I could see that holding a sack lunch and a water bottle in one hand and a cane in the other was a bit difficult for her. "Would you like a bag to help?"
"Oh yes, I would!" and we dumped out the waters from one bag and helped her put the things in it.
As we drove away she loudly exclaimed to the world, "God bless you! Thank you, Jesus!"
We turned the corner and there was someone with a cart of belongings. Dan jumped out with two bags. "Hello, I have a sandwich if you're interested." Immediately a man sat up. He was white and whiskery with a thin face and very friendly. His name was Gusto and he was originally from Illinois. "I'm the last one left of my family," he said. Not sadly. Just friendly. Dan asked him if he was warm enough. "Oh, yes! At the center they gave me blankets and another person came by and gave me hand warmers. I'm plenty warm."

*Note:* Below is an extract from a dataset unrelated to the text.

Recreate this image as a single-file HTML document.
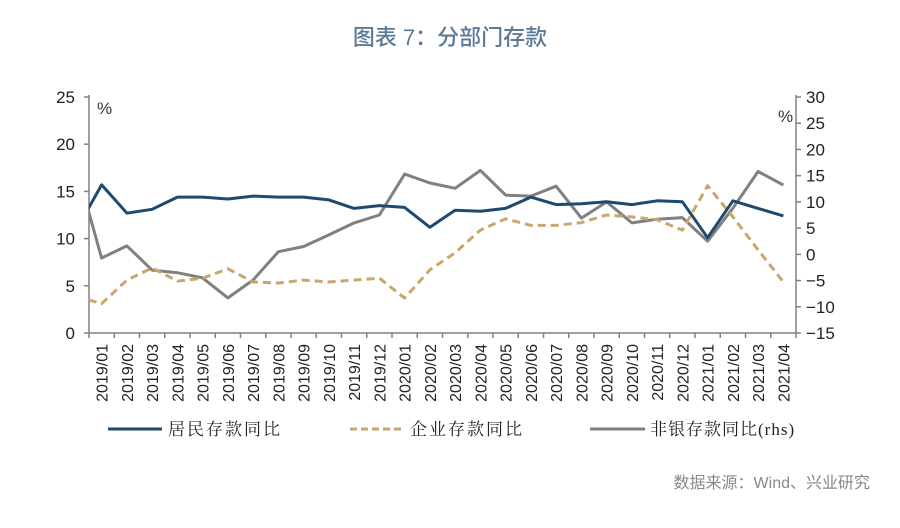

We left and drove down another street nearby where we could see someone else with a pile of belongings in a park. Dan and Nick ran over with two more lunches. This man was quieter. He was originally from France but most recently from California. Dan offered him both lunches and he was happy to have them.
We talked about how we felt now that all the lunches were gone. Chris said, "At first I was happy to do it but wanted to hurry and finish so I could get back to my friends. But as soon as I saw that first guy on the corner with his baby, my whole perspective changed."
We still got our Christmas Tree on our way home. But all of our perspectives had changed. Maybe not permanently. We'll get selfish and spoiled again. Maybe even soon. But this experience allowed us the opportunity to actually give up something we wanted and to help someone else instead. To talk to someone directly and give a gift--not anonymously, but face-to-face. To have a glimpse into someone else's life and realize it doesn't take much to ease another's burden and show love.
"If ye have done it unto the least of these, my brethren, ye have done it unto me."